Database Schema Reference
Database: MongoDB Atlas ODM: Beanie (async Document Object Mapper) Driver: Motor (async MongoDB driver) Last Updated: 2026-01-30
Overview
Bayit+ uses MongoDB Atlas as its primary database with Beanie ODM for Python object-document mapping. The database contains 64+ collections covering content management, user data, subscriptions, AI features, and platform operations.
Key Characteristics
- Async Operations: All database operations use Motor's async API
- Document Validation: Pydantic models for schema validation
- Indexes: Strategic indexes for query performance
- Multi-Language: Hebrew, English, Spanish support
- Audit Trail: Comprehensive logging for critical operations
Database Connection
# Connection configuration
MONGODB_URI = "mongodb+srv://..." # From Google Cloud Secret Manager
DATABASE_NAME = "bayit_plus"
# Async connection via olorin-shared
from olorin_shared.database import init_mongodb, get_mongodb_client
client = await init_mongodb(settings.MONGODB_URI)

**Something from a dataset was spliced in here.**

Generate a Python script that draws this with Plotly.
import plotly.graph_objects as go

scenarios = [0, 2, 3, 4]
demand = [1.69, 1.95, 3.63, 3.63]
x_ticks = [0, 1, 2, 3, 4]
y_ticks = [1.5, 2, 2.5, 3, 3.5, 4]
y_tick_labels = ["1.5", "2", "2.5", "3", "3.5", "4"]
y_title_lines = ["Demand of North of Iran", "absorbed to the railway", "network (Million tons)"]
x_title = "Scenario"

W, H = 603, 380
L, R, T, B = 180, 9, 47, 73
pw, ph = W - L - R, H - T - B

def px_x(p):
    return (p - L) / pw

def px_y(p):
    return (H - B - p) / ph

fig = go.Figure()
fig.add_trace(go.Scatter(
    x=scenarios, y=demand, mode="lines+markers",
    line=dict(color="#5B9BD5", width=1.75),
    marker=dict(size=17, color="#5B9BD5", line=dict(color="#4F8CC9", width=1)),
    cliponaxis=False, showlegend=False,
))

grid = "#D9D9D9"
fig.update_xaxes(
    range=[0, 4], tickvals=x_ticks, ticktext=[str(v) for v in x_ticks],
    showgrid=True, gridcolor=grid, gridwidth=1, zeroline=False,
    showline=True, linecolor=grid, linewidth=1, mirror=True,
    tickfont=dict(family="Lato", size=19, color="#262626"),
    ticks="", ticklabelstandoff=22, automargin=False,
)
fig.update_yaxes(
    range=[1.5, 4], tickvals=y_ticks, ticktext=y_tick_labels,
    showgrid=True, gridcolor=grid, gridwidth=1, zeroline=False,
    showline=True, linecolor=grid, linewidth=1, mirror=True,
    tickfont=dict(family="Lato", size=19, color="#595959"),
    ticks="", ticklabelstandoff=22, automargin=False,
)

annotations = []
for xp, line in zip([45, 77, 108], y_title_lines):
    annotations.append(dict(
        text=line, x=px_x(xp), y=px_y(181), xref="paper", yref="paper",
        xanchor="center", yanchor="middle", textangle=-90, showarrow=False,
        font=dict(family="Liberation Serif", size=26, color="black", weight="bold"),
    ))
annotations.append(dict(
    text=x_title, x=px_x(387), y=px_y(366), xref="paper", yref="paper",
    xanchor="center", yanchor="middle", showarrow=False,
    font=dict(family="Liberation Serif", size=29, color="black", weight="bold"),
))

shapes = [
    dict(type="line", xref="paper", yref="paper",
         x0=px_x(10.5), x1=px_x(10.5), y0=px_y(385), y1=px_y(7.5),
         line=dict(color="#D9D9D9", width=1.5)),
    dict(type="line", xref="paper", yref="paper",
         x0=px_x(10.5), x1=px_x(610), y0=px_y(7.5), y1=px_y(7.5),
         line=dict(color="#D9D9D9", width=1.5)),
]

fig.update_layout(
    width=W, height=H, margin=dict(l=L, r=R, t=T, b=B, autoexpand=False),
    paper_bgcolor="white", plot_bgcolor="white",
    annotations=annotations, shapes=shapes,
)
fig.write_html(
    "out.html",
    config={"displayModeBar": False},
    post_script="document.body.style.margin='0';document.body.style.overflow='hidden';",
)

db = get_mongodb_database(client, "bayit_plus")Core Collections
Users & Authentication
Collection: user
Purpose: User accounts, profiles, and authentication
Model: app.models.user.User
Key Fields:
| Field | Type | Description | Required | Indexed |
|---|---|---|---|---|
_id | ObjectId | User ID | Yes | Primary |
email | EmailStr | User email (unique) | Yes | Unique |
name | str | Display name | Yes | No |
firebase_uid | str | Firebase Auth UID | No | Unique |
password_hash | str | Bcrypt password hash | No | No |
is_active | bool | Account active status | Yes | Yes |
role | str | User role (user/admin/beta) | Yes | Yes |
subscription_tier | str | Subscription level | No | Yes |
devices | List[Device] | Registered devices | No | No |
preferences | dict | User preferences | No | No |
created_at | datetime | Account creation | Yes | Yes |
updated_at | datetime | Last modification | Yes | No |
last_login | datetime | Last login time | No | Yes |
Device Sub-Document:
class Device:
device_id: str # SHA-256 hash
device_name: str # "iPhone 15 Pro"
device_type: str # mobile, desktop, tv, tablet
browser: Optional[str] # Chrome, Safari, Firefox
os: Optional[str] # iOS 17.2, Windows 11
platform: Optional[str] # iOS, Android, Web, tvOS
ip_address: Optional[str]
last_active: datetime
registered_at: datetime
is_current: boolIndexes:
IndexModel([("email", ASCENDING)], unique=True)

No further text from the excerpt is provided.